→ **PROBLEM TO WORK ON**: With pictures left out, extract every line between the start of the records below and the line holding "(rsr) at (400.5,413)", inclusive.

[Source code of charts]
BEGIN
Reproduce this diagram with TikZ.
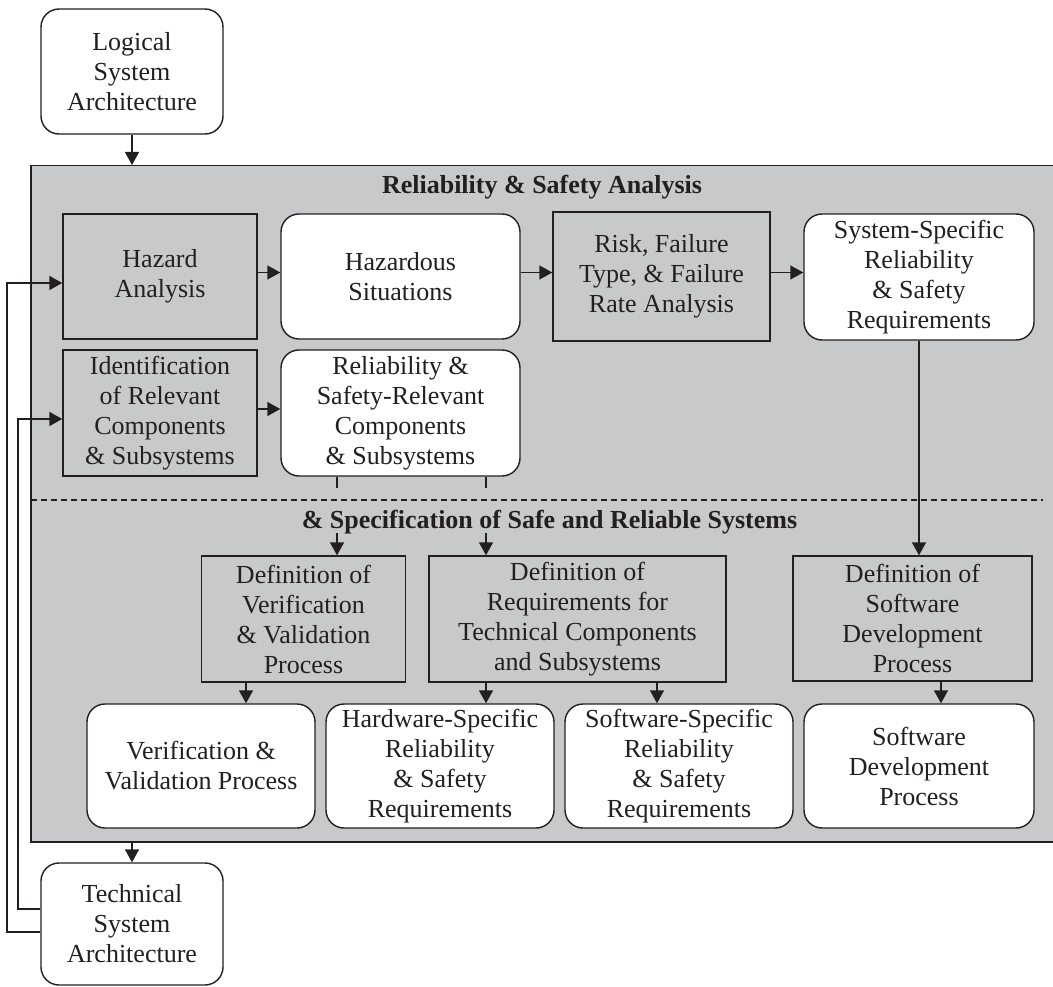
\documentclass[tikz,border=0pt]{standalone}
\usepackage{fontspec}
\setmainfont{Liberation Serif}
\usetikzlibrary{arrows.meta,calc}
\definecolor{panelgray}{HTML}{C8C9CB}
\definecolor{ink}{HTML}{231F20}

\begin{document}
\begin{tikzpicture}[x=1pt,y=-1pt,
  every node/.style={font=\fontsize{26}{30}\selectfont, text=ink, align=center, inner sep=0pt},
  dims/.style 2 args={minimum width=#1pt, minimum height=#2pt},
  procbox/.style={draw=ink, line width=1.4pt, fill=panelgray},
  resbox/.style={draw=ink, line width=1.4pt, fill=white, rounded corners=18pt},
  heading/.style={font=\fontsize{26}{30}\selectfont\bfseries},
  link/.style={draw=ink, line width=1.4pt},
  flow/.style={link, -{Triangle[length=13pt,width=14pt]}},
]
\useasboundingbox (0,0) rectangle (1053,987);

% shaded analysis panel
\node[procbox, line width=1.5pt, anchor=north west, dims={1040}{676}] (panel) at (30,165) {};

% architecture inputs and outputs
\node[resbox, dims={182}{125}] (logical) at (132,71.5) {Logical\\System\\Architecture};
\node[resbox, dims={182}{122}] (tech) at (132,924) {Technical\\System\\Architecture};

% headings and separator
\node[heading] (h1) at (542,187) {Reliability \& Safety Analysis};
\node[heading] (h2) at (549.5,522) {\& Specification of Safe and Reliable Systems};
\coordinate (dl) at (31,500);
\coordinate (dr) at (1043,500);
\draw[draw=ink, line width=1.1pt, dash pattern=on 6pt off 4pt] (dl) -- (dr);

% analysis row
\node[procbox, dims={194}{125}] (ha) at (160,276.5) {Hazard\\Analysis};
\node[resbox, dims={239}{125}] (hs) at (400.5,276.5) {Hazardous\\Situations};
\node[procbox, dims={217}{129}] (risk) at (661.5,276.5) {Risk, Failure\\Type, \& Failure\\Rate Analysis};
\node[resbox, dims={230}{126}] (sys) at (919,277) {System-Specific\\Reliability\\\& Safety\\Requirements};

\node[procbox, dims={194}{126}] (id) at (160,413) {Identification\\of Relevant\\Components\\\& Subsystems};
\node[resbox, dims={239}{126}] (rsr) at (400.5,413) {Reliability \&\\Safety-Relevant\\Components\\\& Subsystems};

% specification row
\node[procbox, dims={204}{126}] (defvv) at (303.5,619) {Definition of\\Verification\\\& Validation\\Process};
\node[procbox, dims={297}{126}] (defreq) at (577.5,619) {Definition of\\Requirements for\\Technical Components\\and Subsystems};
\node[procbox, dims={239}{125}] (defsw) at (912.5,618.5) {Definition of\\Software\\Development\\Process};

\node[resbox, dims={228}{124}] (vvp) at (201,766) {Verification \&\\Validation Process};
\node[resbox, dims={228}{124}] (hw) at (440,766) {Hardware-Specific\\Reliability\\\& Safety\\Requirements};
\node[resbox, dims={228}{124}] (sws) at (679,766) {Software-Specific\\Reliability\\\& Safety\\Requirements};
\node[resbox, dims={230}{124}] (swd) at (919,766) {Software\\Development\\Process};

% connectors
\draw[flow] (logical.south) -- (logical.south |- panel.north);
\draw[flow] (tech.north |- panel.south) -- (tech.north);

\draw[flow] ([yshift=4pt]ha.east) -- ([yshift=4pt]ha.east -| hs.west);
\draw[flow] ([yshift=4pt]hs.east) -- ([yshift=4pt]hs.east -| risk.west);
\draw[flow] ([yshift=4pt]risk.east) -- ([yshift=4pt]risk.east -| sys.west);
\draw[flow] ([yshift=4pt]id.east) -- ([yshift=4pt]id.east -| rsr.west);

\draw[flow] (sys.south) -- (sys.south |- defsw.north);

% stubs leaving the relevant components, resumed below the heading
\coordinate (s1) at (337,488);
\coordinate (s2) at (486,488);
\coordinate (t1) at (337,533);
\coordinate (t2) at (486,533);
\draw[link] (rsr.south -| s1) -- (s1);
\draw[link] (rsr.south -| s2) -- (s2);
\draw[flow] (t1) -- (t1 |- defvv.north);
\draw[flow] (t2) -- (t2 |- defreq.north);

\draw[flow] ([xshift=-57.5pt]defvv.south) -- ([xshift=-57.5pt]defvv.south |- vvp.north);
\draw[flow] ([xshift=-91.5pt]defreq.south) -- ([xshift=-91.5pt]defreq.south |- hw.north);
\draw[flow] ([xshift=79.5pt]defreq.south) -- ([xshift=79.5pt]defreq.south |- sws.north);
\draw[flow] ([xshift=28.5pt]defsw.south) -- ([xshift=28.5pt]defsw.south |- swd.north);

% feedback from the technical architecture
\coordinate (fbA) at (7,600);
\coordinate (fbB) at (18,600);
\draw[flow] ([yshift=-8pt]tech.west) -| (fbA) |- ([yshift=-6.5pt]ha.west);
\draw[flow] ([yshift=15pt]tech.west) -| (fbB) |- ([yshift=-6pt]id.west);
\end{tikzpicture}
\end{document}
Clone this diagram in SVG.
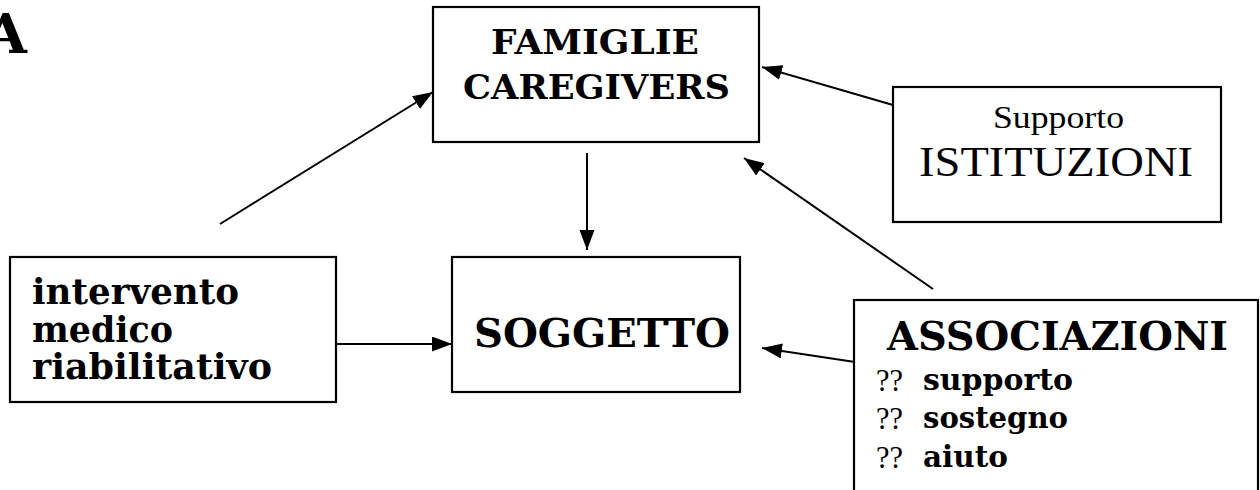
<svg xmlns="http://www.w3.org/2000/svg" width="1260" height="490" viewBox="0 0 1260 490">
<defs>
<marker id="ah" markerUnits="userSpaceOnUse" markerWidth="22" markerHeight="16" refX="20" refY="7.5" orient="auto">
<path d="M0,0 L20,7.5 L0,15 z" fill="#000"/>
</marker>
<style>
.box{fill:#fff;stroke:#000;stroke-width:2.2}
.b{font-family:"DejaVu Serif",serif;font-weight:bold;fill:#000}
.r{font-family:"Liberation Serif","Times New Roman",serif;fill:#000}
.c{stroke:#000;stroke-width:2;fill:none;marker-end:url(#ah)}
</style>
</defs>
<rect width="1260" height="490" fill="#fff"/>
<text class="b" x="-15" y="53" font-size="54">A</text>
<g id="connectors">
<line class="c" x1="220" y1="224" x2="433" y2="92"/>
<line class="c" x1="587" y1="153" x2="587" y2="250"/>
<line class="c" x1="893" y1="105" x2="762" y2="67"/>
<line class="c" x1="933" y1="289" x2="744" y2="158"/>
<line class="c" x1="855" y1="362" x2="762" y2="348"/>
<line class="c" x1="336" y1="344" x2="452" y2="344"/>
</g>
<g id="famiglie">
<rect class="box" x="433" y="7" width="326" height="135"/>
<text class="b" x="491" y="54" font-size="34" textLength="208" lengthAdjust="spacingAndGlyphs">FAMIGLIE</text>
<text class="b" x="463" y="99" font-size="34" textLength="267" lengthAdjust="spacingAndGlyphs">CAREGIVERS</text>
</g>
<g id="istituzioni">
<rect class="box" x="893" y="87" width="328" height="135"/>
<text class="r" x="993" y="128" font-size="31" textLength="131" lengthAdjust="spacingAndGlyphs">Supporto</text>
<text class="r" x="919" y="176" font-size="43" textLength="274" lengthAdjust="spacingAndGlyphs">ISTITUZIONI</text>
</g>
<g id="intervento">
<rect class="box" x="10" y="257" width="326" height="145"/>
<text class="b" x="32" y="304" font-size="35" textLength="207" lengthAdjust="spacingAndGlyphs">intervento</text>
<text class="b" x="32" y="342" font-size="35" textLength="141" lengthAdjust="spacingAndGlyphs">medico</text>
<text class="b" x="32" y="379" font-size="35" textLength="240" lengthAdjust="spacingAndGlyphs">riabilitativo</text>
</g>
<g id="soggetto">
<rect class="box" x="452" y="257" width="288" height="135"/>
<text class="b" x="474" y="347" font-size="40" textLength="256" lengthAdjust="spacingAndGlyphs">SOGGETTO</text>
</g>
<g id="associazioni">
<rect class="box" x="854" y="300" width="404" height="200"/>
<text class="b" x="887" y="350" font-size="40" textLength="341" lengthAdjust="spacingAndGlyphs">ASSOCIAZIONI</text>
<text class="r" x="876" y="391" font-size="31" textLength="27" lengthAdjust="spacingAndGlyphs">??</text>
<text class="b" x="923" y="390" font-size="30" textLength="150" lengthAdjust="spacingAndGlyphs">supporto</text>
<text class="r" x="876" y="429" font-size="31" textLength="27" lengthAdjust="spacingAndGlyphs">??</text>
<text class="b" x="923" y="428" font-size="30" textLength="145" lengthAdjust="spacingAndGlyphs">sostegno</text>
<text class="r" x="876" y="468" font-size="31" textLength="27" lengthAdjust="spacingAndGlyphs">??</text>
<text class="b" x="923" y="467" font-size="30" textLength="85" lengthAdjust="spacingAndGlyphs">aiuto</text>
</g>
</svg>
END
→ **RESULT OF THIS TASK**:
Reproduce this diagram with TikZ.
\documentclass[tikz,border=0pt]{standalone}
\usepackage{fontspec}
\setmainfont{Liberation Serif}
\usetikzlibrary{arrows.meta,calc}
\definecolor{panelgray}{HTML}{C8C9CB}
\definecolor{ink}{HTML}{231F20}

\begin{document}
\begin{tikzpicture}[x=1pt,y=-1pt,
  every node/.style={font=\fontsize{26}{30}\selectfont, text=ink, align=center, inner sep=0pt},
  dims/.style 2 args={minimum width=#1pt, minimum height=#2pt},
  procbox/.style={draw=ink, line width=1.4pt, fill=panelgray},
  resbox/.style={draw=ink, line width=1.4pt, fill=white, rounded corners=18pt},
  heading/.style={font=\fontsize{26}{30}\selectfont\bfseries},
  link/.style={draw=ink, line width=1.4pt},
  flow/.style={link, -{Triangle[length=13pt,width=14pt]}},
]
\useasboundingbox (0,0) rectangle (1053,987);

% shaded analysis panel
\node[procbox, line width=1.5pt, anchor=north west, dims={1040}{676}] (panel) at (30,165) {};

% architecture inputs and outputs
\node[resbox, dims={182}{125}] (logical) at (132,71.5) {Logical\\System\\Architecture};
\node[resbox, dims={182}{122}] (tech) at (132,924) {Technical\\System\\Architecture};

% headings and separator
\node[heading] (h1) at (542,187) {Reliability \& Safety Analysis};
\node[heading] (h2) at (549.5,522) {\& Specification of Safe and Reliable Systems};
\coordinate (dl) at (31,500);
\coordinate (dr) at (1043,500);
\draw[draw=ink, line width=1.1pt, dash pattern=on 6pt off 4pt] (dl) -- (dr);

% analysis row
\node[procbox, dims={194}{125}] (ha) at (160,276.5) {Hazard\\Analysis};
\node[resbox, dims={239}{125}] (hs) at (400.5,276.5) {Hazardous\\Situations};
\node[procbox, dims={217}{129}] (risk) at (661.5,276.5) {Risk, Failure\\Type, \& Failure\\Rate Analysis};
\node[resbox, dims={230}{126}] (sys) at (919,277) {System-Specific\\Reliability\\\& Safety\\Requirements};

\node[procbox, dims={194}{126}] (id) at (160,413) {Identification\\of Relevant\\Components\\\& Subsystems};
\node[resbox, dims={239}{126}] (rsr) at (400.5,413) {Reliability \&\\Safety-Relevant\\Components\\\& Subsystems};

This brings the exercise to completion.